Absent from Rubio’s list of presidents was Gerald Ford, who was primaried by Ronald Reagan and lost a close race in 1976. Reagan believed there were important principles at stake that justified challenging Ford for the nomination, and it paid off for him in 1980. Eighteen months into the administration, Rubio plainly does not feel the same way about Donald Trump.
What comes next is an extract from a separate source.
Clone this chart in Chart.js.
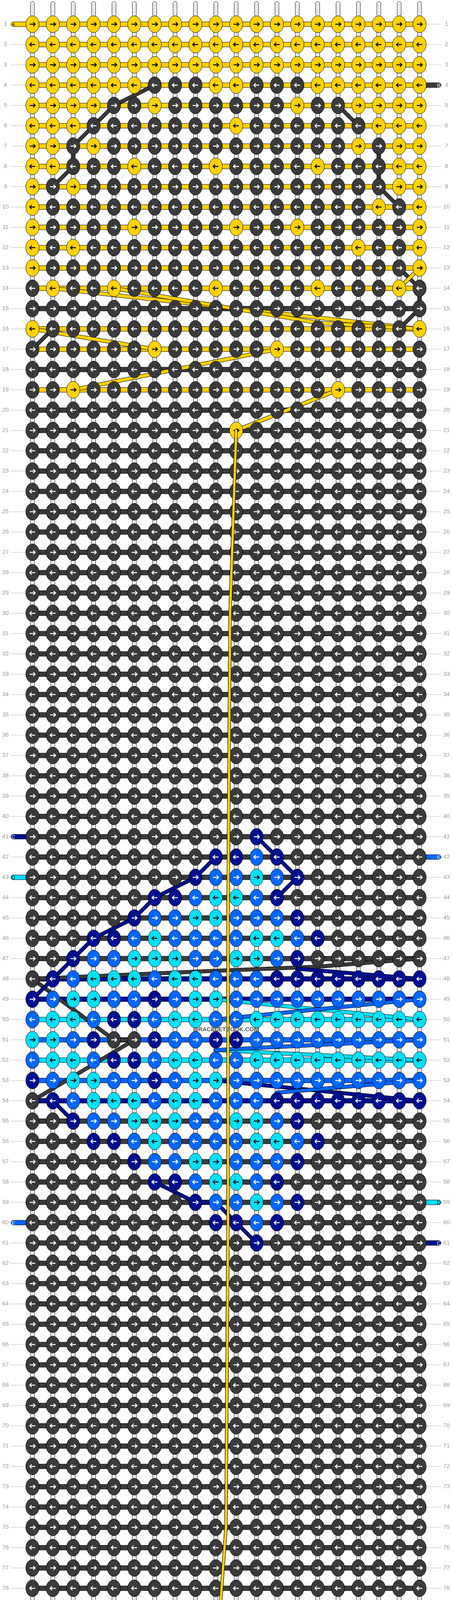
<!DOCTYPE html>
<html><head><meta charset="utf-8">
<script src="https://cdn.jsdelivr.net/npm/chart.js@4.4.1/dist/chart.umd.min.js"></script>
<style>html,body{margin:0;padding:0;background:#fff;overflow:hidden}canvas{display:block}</style>
</head><body><canvas id="c" width="1156" height="5272" style="width:1156px;height:5272px"></canvas>
<script>
// Knot colours per row (Y yellow, K dark, N navy, B blue, C cyan), columns 1..20
const rows = [
"YYYYYYYYYYYYYYYYYYYY","YYYYYYYYYYYYYYYYYYYY","YYYYYYYYYYYYYYYYYYYY",
"YYYYYYKKKYYKKKYYYYYY","YYYYKKYKKKKKKYKKYYYY","YYYKKKKKKKYKKKKKKYYY",
"YYKYKKKKKKKKKKKKYKYY","YYKKKYKKKYKKKKYKKKYY","YKYKKKKKKKKKKKKKKKYY",
"YKKKKKKKKKKKKKKKKYKY","YKKKKYKKKKYKKYKKKKKY","YKYKKKKKKKKKKKKKYKKY",
"YKKKKKKKKKKKKKKKKKKY","KYKKYKKKKYKKKKYKKKYK","KKKKKKKKKKKKKKKKKKKK",
"YKKKKKKKKKKKKKKKKKKY","KKKKKKYKKKKKYKKKKKKK","KKKKKKKKKKKKKKKKKKKK",
"KKYKKKKKKKKKKKKYKKKK","KKKKKKKKKKKKKKKKKKKK","KKKKKKKKKKYKKKKKKKKK",
"KKKKKKKKKKKKKKKKKKKK","KKKKKKKKKKKKKKKKKKKK","KKKKKKKKKKKKKKKKKKKK",
"KKKKKKKKKKKKKKKKKKKK","KKKKKKKKKKKKKKKKKKKK","KKKKKKKKKKKKKKKKKKKK",
"KKKKKKKKKKKKKKKKKKKK","KKKKKKKKKKKKKKKKKKKK","KKKKKKKKKKKKKKKKKKKK",
"KKKKKKKKKKKKKKKKKKKK","KKKKKKKKKKKKKKKKKKKK","KKKKKKKKKKKKKKKKKKKK",
"KKKKKKKKKKKKKKKKKKKK","KKKKKKKKKKKKKKKKKKKK","KKKKKKKKKKKKKKKKKKKK",
"KKKKKKKKKKKKKKKKKKKK","KKKKKKKKKKKKKKKKKKKK","KKKKKKKKKKKKKKKKKKKK",
"KKKKKKKKKKKKKKKKKKKK",
"KKKKKKKKKKKNKKKKKKKK", //41
"KKKKKKKKKNNBNKKKKKKK",
"KKKKKKKKNBBCBNKKKKKK",
"KKKKKKNNBCCBNKKKKKKK",
"KKKKKNBBCCBBBNKKKKKK",
"KKKNNBCBBBBCCBNKKKKK",
"KKNBBCCCBBCCBNKKKKKK",
"KNBCCCBCCBBBNNNNNNNN",
"NBCCBBNBCCBBBBBBBBBB",
"BCCBNNBCCBBCCCCCCCCC",
"CCBNKKNBBNNBBBBBBBBB", //51
"BCCBNNBCCBBCCCCCCCCC",
"NBCCBBNBCCBBBBBBBBBB",
"KNBCCCBCCBBBNNNNNNNN",
"KKNBBCCCBBCCBNKKKKKK",
"KKKNNBCBBBBCCBNKKKKK",
"KKKKKNBBCCBBBNKKKKKK",
"KKKKKKNNBCCBNKKKKKKK",
"KKKKKKKKNBBCBNKKKKKK",
"KKKKKKKKKNNBNKKKKKKK",
"KKKKKKKKKKKNKKKKKKKK", //61
"KKKKKKKKKKKKKKKKKKKK","KKKKKKKKKKKKKKKKKKKK","KKKKKKKKKKKKKKKKKKKK",
"KKKKKKKKKKKKKKKKKKKK","KKKKKKKKKKKKKKKKKKKK","KKKKKKKKKKKKKKKKKKKK",
"KKKKKKKKKKKKKKKKKKKK","KKKKKKKKKKKKKKKKKKKK","KKKKKKKKKKKKKKKKKKKK",
"KKKKKKKKKKKKKKKKKKKK","KKKKKKKKKKKKKKKKKKKK","KKKKKKKKKKKKKKKKKKKK",
"KKKKKKKKKKKKKKKKKKKK","KKKKKKKKKKKKKKKKKKKK","KKKKKKKKKKKKKKKKKKKK",
"KKKKKKKKKKKKKKKKKKKK","KKKKKKKKKKKKKKKKKKKK","KKKKKKKKKKKKKKKKKKKK",
"KKKKKKKKKKKKKKKKKKKK","KKKKKKKKKKKKKKKKKKKK", //81
"KKKKKKKKKYKKKKKKKKKK","KKKKKKKKKKKKKKKKKKKK","KKYKKKKKKKKKKKKYKKKK",
"KKKKKKKKKKKKKKKKKKKK","YKKKKKYKKKKKYKKKKKKK","KKKKKKKKKKKKKKKKKKKY",
"KYKKKKKKKYKKKKKKKKKK","YKKKKKKKKKKKKKYKKKYK","YKYKKKKKKKKKKKKKKKKY",
"YKKKKKYKKKYKKYKKYKKY","YKKKKKKKKKKKKKKKKKKY","YKYKKKKKKKKKKKKKKYKY",
"YYKKKYKKKYKKKKYKKKYY","YYKYKKKKKKKKKKKKYKYY","YYYKKKKKKKYKKKKKKYYY",
"YYYYKKYKKKKKKYKKYYYY","YYYYYYKKKYYKKKYYYYYY","YYYYYYYYYYYYYYYYYYYY",
"YYYYYYYYYYYYYYYYYYYY"];
// Colour of the horizontal carrier thread in each row
const carriers = "YYYYYYYYYYYYYYKYYKYKKKKKKKKKKKKKKKKKKKKKKKKKKKKNNCBCBNKKKKKKKKKKKKKKKKKKKKKKKKKKKKKYKYKYYYYYYYYYYYY";
// Thread labels: [row, side, letter, colour]
const threadLabels = [[1,"L","A","Y"],[4,"R","B","K"],[41,"L","C","N"],[42,"R","E","B"],[43,"L","D","C"],
  [59,"R","D","C"],[60,"L","E","B"],[61,"R","C","N"],[98,"L","B","K"],[100,"L","A","Y"]];
// Long yellow thread carried down the middle: [column, row]
const centerThread = [[11,21],[10.7,30],[10.6,45],[10.6,60],[10.5,75],[10,82]];
// Diagonal thread paths: [colour, [column,row] ...]
const diagonals = [
 ["K",[7,4],[5,5],[4,6],[3,7],[3,8],[2,9]],
 ["K",[16,5],[17,6]],["K",[18,7],[18,9],[19,10]],
 ["K",[19,13],[20,14],[20,15],[19,16]],["K",[2,16],[1,17]],
 ["Y",[19,14],[20,13]],
 ["Y",[2,14],[11,15],[20,16]],["Y",[5,14],[15,15.7],[20,16]],
 ["Y",[1,16],[7,17]],["Y",[13,17],[3,19]],["Y",[16,19],[11,21]],
 ["K",[1,48],[10,47.6],[15,47.4],[20,47]],["N",[14,47.5],[20,48]],
 ["K",[1,48],[5,51],[6,51],[1,54]],
 ["C",[10,49],[20,50]],["B",[10,50],[20,49]],
 ["C",[10,51.5],[20,52]],["B",[10,51.5],[20,51]],
 ["N",[10,53],[20,54]],["B",[13,53.6],[20,53]],
 ["N",[12,41],[13,42],[14,43],[13,44]],["N",[10,42],[9,43],[7,44],[6,45],[4,46],[3,47],[2,48],[1,49]],
 ["N",[12,61],[11,60],[10,59],[9,59],[7,58]],["N",[3,55],[2,54]],
 ["Y",[10,82],[16,84]],["Y",[3,84],[13,86]],["Y",[1,86],[20,87]],["Y",[20,87],[10,88]],
 ["Y",[2,88],[1,89]],["Y",[19,89],[20,90]],
 ["K",[19,93],[18,95],[17,96]],["K",[4,96],[5,97]],["K",[16,97],[14,98]],
 ["K",[1,87],[2,86]],["K",[19,87],[20,88]]
];
const colours = {Y:"#ffd200",K:"#3a3a3a",N:"#000f8f",B:"#0066ff",C:"#00e0f8"};
const arrowDark = {Y:true,C:true};

const points = [];
rows.forEach((s,ri)=>{for(let c=0;c<s.length;c++)points.push({x:c+1,y:ri+1,k:s[c]});});

const drawPlugin = {
 id:"bracelet",
 beforeDatasetsDraw(chart){
  const ctx=chart.ctx, xs=chart.scales.x, ys=chart.scales.y;
  const X=v=>xs.getPixelForValue(v), Y=v=>ys.getPixelForValue(v);
  ctx.save();
  for(let c=1;c<=20;c++){
    [[Y(1)-58,Y(1)-20],[Y(100)+20,Y(100)+58]].forEach(([a,b])=>{
      ctx.fillStyle="#fff";ctx.strokeStyle="#000";ctx.lineWidth=1;
      ctx.beginPath();ctx.roundRect(X(c)-5,a,10,b-a,5);ctx.fill();ctx.stroke();
      ctx.strokeStyle="#bbb";ctx.beginPath();ctx.moveTo(X(c)-1.5,a+4);ctx.lineTo(X(c)-1.5,b);ctx.moveTo(X(c)+1.5,a+4);ctx.lineTo(X(c)+1.5,b);ctx.stroke();
    });
  }
  ctx.font="15px Arial";ctx.textBaseline="middle";
  for(let r=1;r<=rows.length;r++){
    ctx.strokeStyle="#bbb";ctx.lineWidth=1;
    ctx.beginPath();ctx.moveTo(27,Y(r));ctx.lineTo(X(1)-15,Y(r));ctx.moveTo(X(20)+15,Y(r));ctx.lineTo(1128,Y(r));ctx.stroke();
    ctx.fillStyle="#999";ctx.textAlign="center";
    ctx.fillText(String(r),r>=100?11:14,Y(r));ctx.fillText(String(r),1142,Y(r));
  }
  for(let r=1;r<rows.length;r++)for(let c=1;c<=20;c++){
    const a=Y(r)+18,b=Y(r+1)-18;
    ctx.fillStyle="#fff";ctx.strokeStyle="#000";ctx.lineWidth=1;
    ctx.fillRect(X(c)-5,a,10,b-a);ctx.strokeRect(X(c)-5,a,10,b-a);
    ctx.strokeStyle="#bbb";ctx.beginPath();ctx.moveTo(X(c)-1.5,a);ctx.lineTo(X(c)-1.5,b);ctx.moveTo(X(c)+1.5,a);ctx.lineTo(X(c)+1.5,b);ctx.stroke();
  }
  for(let r=1;r<=rows.length;r++){
    const col=colours[carriers[r-1]];
    ctx.fillStyle=col;ctx.strokeStyle="#000";ctx.lineWidth=1;
    ctx.fillRect(X(1),Y(r)-6,X(20)-X(1),12);
    ctx.beginPath();ctx.moveTo(X(1),Y(r)-6);ctx.lineTo(X(20),Y(r)-6);ctx.moveTo(X(1),Y(r)+6);ctx.lineTo(X(20),Y(r)+6);ctx.stroke();
  }
  threadLabels.forEach(([r,side,t,k])=>{
    ctx.fillStyle=colours[k];ctx.strokeStyle="#000";
    const x0=side==="L"?28:X(20);const x1=side==="L"?X(1):1128;
    ctx.beginPath();ctx.roundRect(x0,Y(r)-6,x1-x0,12,6);ctx.fill();ctx.stroke();
    ctx.fillStyle=arrowDark[k]?"#000":"#fff";ctx.font="13px Arial";ctx.textAlign="center";
    ctx.fillText(t,side==="L"?34:1122,Y(r)+1);
  });
  ctx.lineCap="round";ctx.lineJoin="round";
  diagonals.forEach(d=>{
    const k=d[0],pts=d.slice(1);
    ctx.beginPath();pts.forEach(([c,r],i)=>{i?ctx.lineTo(X(c),Y(r)):ctx.moveTo(X(c),Y(r));});
    ctx.strokeStyle="#000";ctx.lineWidth=10;ctx.stroke();
    ctx.strokeStyle=colours[k];ctx.lineWidth=8;ctx.stroke();
  });
  ctx.strokeStyle="#000";ctx.lineWidth=8;ctx.beginPath();
  centerThread.forEach(([c,r],i)=>{i?ctx.lineTo(X(c),Y(r)):ctx.moveTo(X(c),Y(r));});ctx.stroke();
  ctx.strokeStyle=colours.Y;ctx.lineWidth=6;ctx.stroke();
  ctx.restore();
 },
 afterDatasetsDraw(chart){
  const ctx=chart.ctx;ctx.save();
  chart.data.datasets.forEach((ds,di)=>{
    const meta=chart.getDatasetMeta(di);
    meta.data.forEach((el,i)=>{
      const p=ds.data[i];
      ctx.fillStyle=colours[p.k];ctx.strokeStyle="#000";ctx.lineWidth=1;
      ctx.beginPath();ctx.ellipse(el.x,el.y,17,21.5,0,0,Math.PI*2);ctx.fill();ctx.stroke();
      const dir=(p.y%2===1)?1:-1;
      ctx.strokeStyle=arrowDark[p.k]?"#000":"#fff";ctx.lineWidth=2.4;ctx.lineCap="butt";
      ctx.beginPath();ctx.moveTo(el.x-7*dir,el.y);ctx.lineTo(el.x+7*dir,el.y);
      ctx.moveTo(el.x+2*dir,el.y-5);ctx.lineTo(el.x+7*dir,el.y);ctx.lineTo(el.x+2*dir,el.y+5);ctx.stroke();
    });
  });
  // central yellow thread passes over the knots in the middle section
  const xs=chart.scales.x, ys=chart.scales.y;
  ctx.lineCap="round";ctx.lineJoin="round";
  ctx.strokeStyle="#000";ctx.lineWidth=8;ctx.beginPath();
  centerThread.forEach(([c,r],i)=>{const x=xs.getPixelForValue(c),y=ys.getPixelForValue(r);i?ctx.lineTo(x,y):ctx.moveTo(x,y);});ctx.stroke();
  ctx.strokeStyle=colours.Y;ctx.lineWidth=6;ctx.stroke();
  ctx.font="bold 15px 'Liberation Sans Narrow', Arial";ctx.fillStyle="#555";ctx.textAlign="center";ctx.textBaseline="middle";
  ctx.fillText("BRACELETBOOK.COM",579,2636);
  ctx.restore();
 }
};

new Chart(document.getElementById("c"),{
 type:"scatter",
 data:{datasets:[{data:points,pointRadius:0,pointHoverRadius:0}]},
 options:{responsive:false,animation:false,devicePixelRatio:1,
  layout:{padding:{left:83,right:83,top:62,bottom:62}},
  plugins:{legend:{display:false},tooltip:{enabled:false}},
  scales:{x:{type:"linear",min:1,max:20,display:false},y:{type:"linear",min:1,max:100,reverse:true,display:false}}},
 plugins:[drawPlugin]
});
</script></body></html>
Where Rubio’s rebranding will take him is unclear. At age 47, he’s young enough that he could conceivably run for president again any time between 2024 and 2040. The political risk of cozying up to an unpopular president is that he could alienate a significant number of voters who backed him but not Trump in Florida. And too many rebrandings can kill a politician’s brand. In 2008, Rubio endorsed evangelical favorite Mike Huckabee for president at the end of compassionate conservative George W. Bush’s administration; he then rode a Tea Party wave to the Senate in 2010 and subsequently became the nation’s leading advocate of comprehensive immigration reform after the Republican National Committee and the Republican donor class blamed the 2012 loss on Mitt Romney’s hard-line immigration stance. As the past shows, Rubio’s embrace of the nationalist label in 2018 tells us a lot about where the Republican party is at the moment but not necessarily where it, or he, will be a few years from now.